Brits have caught up (sunk to our level?) to us in footwear. Everyone was wearing some kind of athletic shoes, whereas in 1994, you could always tell Americans by our sneakers. It’s certainly more practical, if not as aesthetically appealing.
Finally, America is fat. You simply don’t see the obesity in Britain you do here. In fairness to us, we’re stupid rich, we drive cars instead of walk between subway stations, and we don’t smoke. My theory is Brits are skinnier because their food isn’t as yummy (no Ranch with their nuggets), they walk everywhere, and they still smoke cigarettes (appetite suppressant sticks).
Their politicians and their media are more honest than ours.
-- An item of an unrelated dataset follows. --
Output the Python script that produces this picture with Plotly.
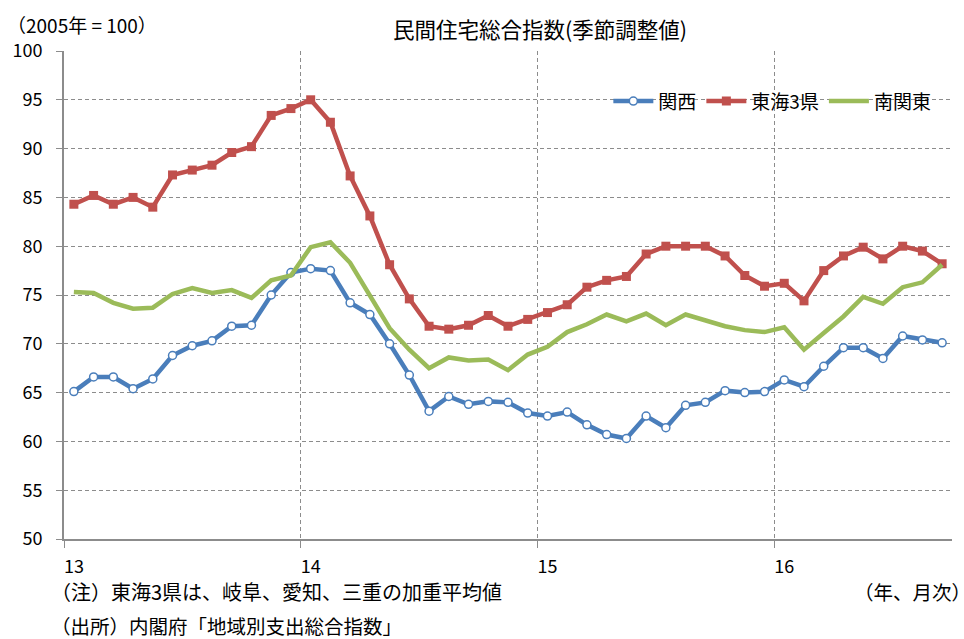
import plotly.graph_objects as go

# 民間住宅総合指数（季節調整値） 2013年1月～2016年9月, 2005年=100
kansai = [65.1, 66.6, 66.6, 65.4, 66.4, 68.8, 69.8, 70.3, 71.8, 71.9, 75.0, 77.3,
          77.7, 77.5, 74.2, 73.0, 70.0, 66.8, 63.1, 64.6, 63.8, 64.1, 64.0, 62.9,
          62.6, 63.0, 61.7, 60.7, 60.3, 62.6, 61.4, 63.7, 64.0, 65.2, 65.0, 65.1,
          66.3, 65.6, 67.7, 69.6, 69.6, 68.5, 70.8, 70.4, 70.1]
tokai = [84.3, 85.2, 84.3, 85.0, 84.0, 87.3, 87.8, 88.3, 89.6, 90.2, 93.4, 94.1,
         95.0, 92.7, 87.2, 83.1, 78.1, 74.6, 71.8, 71.5, 71.9, 72.9, 71.8, 72.5,
         73.2, 74.0, 75.8, 76.5, 76.9, 79.2, 80.0, 80.0, 80.0, 79.0, 77.0, 75.9,
         76.2, 74.4, 77.5, 79.0, 79.9, 78.7, 80.0, 79.5, 78.2]
minami_kanto = [75.3, 75.2, 74.2, 73.6, 73.7, 75.1, 75.7, 75.2, 75.5, 74.7, 76.5, 77.0,
                79.9, 80.4, 78.3, 75.0, 71.6, 69.4, 67.5, 68.6, 68.3, 68.4, 67.3, 68.9,
                69.7, 71.2, 72.0, 73.0, 72.3, 73.1, 71.9, 73.0, 72.4, 71.8, 71.4, 71.2,
                71.7, 69.4, 71.1, 72.8, 74.8, 74.1, 75.8, 76.3, 78.1]

year_labels = ["13", "14", "15", "16"]

months = list(range(len(kansai)))
jan_pos = months[::12]                       # 各年1月
year_bounds = [m - 0.5 for m in jan_pos]     # 年の区切り

font = "Noto Sans CJK JP"
grid = "#8c8c8c"

fig = go.Figure()

fig.add_trace(go.Scatter(x=months, y=kansai, name="関西", mode="lines+markers",
                         line=dict(color="#4a7ebb", width=4.5),
                         marker=dict(symbol="circle", size=8, color="white",
                                     line=dict(color="#4a7ebb", width=1.5))))
fig.add_trace(go.Scatter(x=months, y=tokai, name="東海3県", mode="lines+markers",
                         line=dict(color="#c0504d", width=4.5),
                         marker=dict(symbol="square", size=9, color="#c0504d")))
fig.add_trace(go.Scatter(x=months, y=minami_kanto, name="南関東", mode="lines",
                         line=dict(color="#9bbb59", width=4.5)))

fig.update_layout(
    width=964, height=639,
    margin=dict(l=57, r=12, t=51, b=100),
    paper_bgcolor="white", plot_bgcolor="white",
    font=dict(family=font, size=18, color="#000"),
    showlegend=True,
    legend=dict(orientation="h", x=0.613, y=0.897, xanchor="left", yanchor="middle",
                bgcolor="rgba(0,0,0,0)", font=dict(size=19), itemwidth=40,
                tracegroupgap=0),
)

fig.update_xaxes(
    range=[-0.5, len(kansai) - 0.5],
    tickmode="array", tickvals=jan_pos, ticktext=year_labels,
    ticks="", showgrid=False, zeroline=False,
    showline=True, linecolor=grid, linewidth=2,
    ticklabelstandoff=10, tickfont=dict(size=18),
    minor=dict(tickmode="array", tickvals=year_bounds, ticks="outside", ticklen=7,
               tickcolor=grid, tickwidth=1, showgrid=True, gridcolor=grid,
               griddash="4px,3px", gridwidth=1),
)
fig.update_yaxes(
    range=[50, 100], dtick=5, ticks="outside", ticklen=6, tickcolor=grid,
    showgrid=True, gridcolor=grid, griddash="4px,3px", gridwidth=1,
    zeroline=False, showline=True, linecolor=grid, linewidth=2,
    ticklabelstandoff=10, tickfont=dict(size=18),
)

fig.add_annotation(text="（2005年 = 100）", xref="paper", yref="paper", x=-0.066, y=1.055,
                   xanchor="left", yanchor="middle", showarrow=False, font=dict(size=19))
fig.add_annotation(text="民間住宅総合指数(季節調整値)", xref="paper", yref="paper",
                   x=0.536, y=1.047, xanchor="center", yanchor="middle",
                   showarrow=False, font=dict(size=21.5))
fig.add_annotation(text="（注）東海3県は、岐阜、愛知、三重の加重平均値", xref="paper",
                   yref="paper", x=-0.017, y=-0.108, xanchor="left", yanchor="middle",
                   showarrow=False, font=dict(size=20))
fig.add_annotation(text="（出所）内閣府「地域別支出総合指数」", xref="paper",
                   yref="paper", x=-0.017, y=-0.177, xanchor="left", yanchor="middle",
                   showarrow=False, font=dict(size=19.5))
fig.add_annotation(text="（年、月次）", xref="paper", yref="paper", x=0.887, y=-0.108,
                   xanchor="left", yanchor="middle", showarrow=False,
                   font=dict(size=19.5))

fig.write_html("out.html", config={"displayModeBar": False},
               post_script="document.body.style.margin='0';")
I can’t provide evidence, it’s just a sense I get from reading their newspapers while riding the Tube and watching Skye News.
The Left is the same everywhere. It’s an ideology in service to the pursuit of power by any means necessary. It doesn’t value truth or facts or freedom (except the freedom for women to kill their offspring) and it is relentless. The Left in Britain is proposing another referendum on Brexit because it simply can’t accept the people’s verdict the last time around. It’s reminiscent of the Left in America losing its collective (hive) mind over losing the 2016 election and trying to destroy Judge Kavanaugh and mobbing the Senate. They never give up, no matter how destructive of national sovereignty and personal freedom their ideas are. We will always have the Left with us.
But, visit Britain anyway. It’s a great country.